The same principle applies to virtual players: the more open and varied the gameplay, the harder it is to create truly believable systems.

Bots are useful tools for assisting game developers to create more varied and credible worlds and directly improve the player experience. However, there is still a lot of work to be done to convincingly reproduce human behaviour in terms of the human ability to create, adapt and above all, surprise. It is therefore unsurprising that bots and research into them is of strategic interest to video game production, and that video games—due to their richness and complexity—provide an excellent field of exploration[vii] for autonomous agent AI-centred research.

Author: Yves Jacquier

[i] https://www.humanbrainproject.eu

[ii] For example, read Le mythe de la singularité : faut-il craindre l’intelligence artificielle? by Jean-Gabriel Ganascia, The Inevitable by Kevin Kelly, or another of Kelly’s essays here: https://www.wired.com/2017/04/the-myth-of-a-superhuman-ai/

[iii] In reality, it is a bit more complicated, as movements are controlled by the behaviour but also by the general rules of permitted movements, often dictated by a navigation mesh or navmesh. However, this clearly shows that adding a new option requires going back over the numerous rules that define possible behaviours, which involves combining behavioural questions with a .

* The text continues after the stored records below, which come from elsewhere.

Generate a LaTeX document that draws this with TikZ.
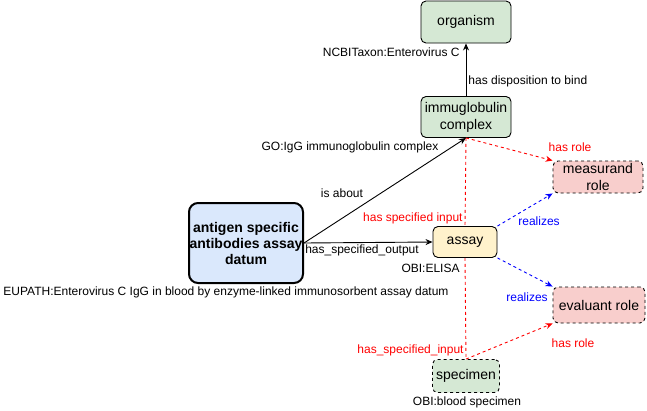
\documentclass[tikz,border=0pt]{standalone}
\usepackage{fontspec}
\setmainfont{Liberation Sans}
\usetikzlibrary{arrows.meta}

\definecolor{termgreen}{HTML}{D5E8D4}
\definecolor{termblue}{HTML}{DAE8FC}
\definecolor{termred}{HTML}{F8CECC}
\definecolor{termyellow}{HTML}{FFF2CC}

\begin{document}
\begin{tikzpicture}[x=1pt, y=-1pt, line width=0.9pt,
    box/.style={draw=black, rounded corners=5pt, align=center, inner sep=0pt,
                font=\fontsize{14}{17}\selectfont},
    lbl/.style={font=\fontsize{12}{14}\selectfont, inner sep=1pt},
    arr/.style={-{Stealth[length=7pt, width=6pt]}},
    dsh/.style={dash pattern=on 3pt off 3pt}]
    \useasboundingbox (0,0) rectangle (647,410);

    % Begriffe
    \node[box, fill=termgreen, minimum width=90pt, minimum height=42pt] (organism) at (466,22) {organism};
    \node[box, fill=termgreen, minimum width=90pt, minimum height=41pt] (immu) at (466,117) {immuglobulin\\complex};
    \node[box, fill=termred, dashed, minimum width=90pt, minimum height=32pt] (measurand) at (598,177) {measurand\\role};
    \node[box, fill=termblue, line width=2pt, rounded corners=9pt, font=\fontsize{14}{16}\selectfont\bfseries,
          minimum width=114pt, minimum height=80pt] (datum) at (246,243) {antigen specific\\antibodies assay\\datum};
    \node[box, fill=termyellow, minimum width=64pt, minimum height=31pt] (assay) at (465,242) {assay};
    \node[box, fill=termred, dashed, minimum width=92pt, minimum height=36pt] (evaluant) at (599,305) {evaluant role};
    \node[box, fill=termgreen, dashed, minimum width=67pt, minimum height=33pt] (specimen) at (466,376) {specimen};

    % Kanten
    \draw[red, dsh] (immu.south) -- (assay.north);
    \draw[red, dsh] (assay.south) -- (specimen.north);
    \draw[arr] (immu) -- (organism);
    \draw[arr] (datum.east) -- (immu.south);
    \draw[arr] (datum.east) -- (assay.west);
    \draw[arr, red, dsh] (immu.south) -- (measurand.north west);
    \draw[arr, blue, dsh] (assay.north east) -- (measurand.south west);
    \draw[arr, blue, dsh] (assay.south east) -- (evaluant.north west);
    \draw[arr, red, dsh] (specimen.north) -- (evaluant.south west);

    % Beschriftungen
    \node[lbl, anchor=east] (taxon) at (461,52) {NCBITaxon:Enterovirus C};
    \node[lbl, anchor=west] (bind) at (467,81) {has disposition to bind};
    \node[lbl] (golbl) at (350,147) {GO:IgG immunoglobulin complex};
    \node[lbl, red] (role1) at (570,147) {has role};
    \node[lbl] (about) at (342,193) {is about};
    \node[lbl, red, anchor=east] (input1) at (464,218) {has specified input};
    \node[lbl, blue] (real1) at (539,221) {realizes};
    \node[lbl] (output) at (362,250) {has\_specified\_output};
    \node[lbl, anchor=east] (elisa) at (461,268) {OBI:ELISA};
    \node[lbl, anchor=west] (eupath) at (2,292) {EUPATH:Enterovirus C IgG in blood by enzyme-linked immunosorbent assay datum};
    \node[lbl, blue] (real2) at (527,297) {realizes};
    \node[lbl, red] (role2) at (573,343) {has role};
    \node[lbl, red, anchor=east] (input2) at (465,350) {has\_specified\_input};
    \node[lbl] (blood) at (467,402) {OBI:blood specimen};
\end{tikzpicture}
\end{document}
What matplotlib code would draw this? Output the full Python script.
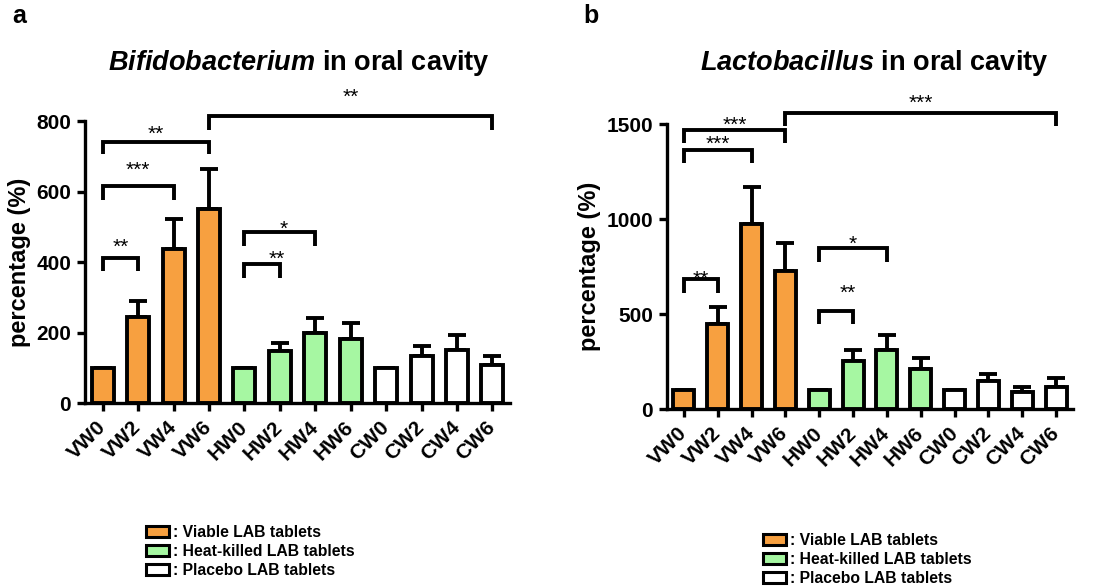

[iv] The most well-known example of this to date is AlphaGo Zero https://deepmind.com/blog/article/alphago-zero-starting-scratch.

[v] For example, read https://www.nature.com/articles/d41586-019-02156-9.

[vi] When I access online support that uses chat software, I like to test the limits of these systems with sentences that only a human could appreciate. One of my favourites is, “Do I have time to order myself a pizza?”

[vii] For example, https://deepmind.com/blog/article/alphastar-mastering-real-time-strategy-game-starcraft-ii: the idea put forward is to demonstrate an artificial intelligence able to make optimum decisions that require long-term planning and that have a large number of possible actions, in real time and with imperfect information.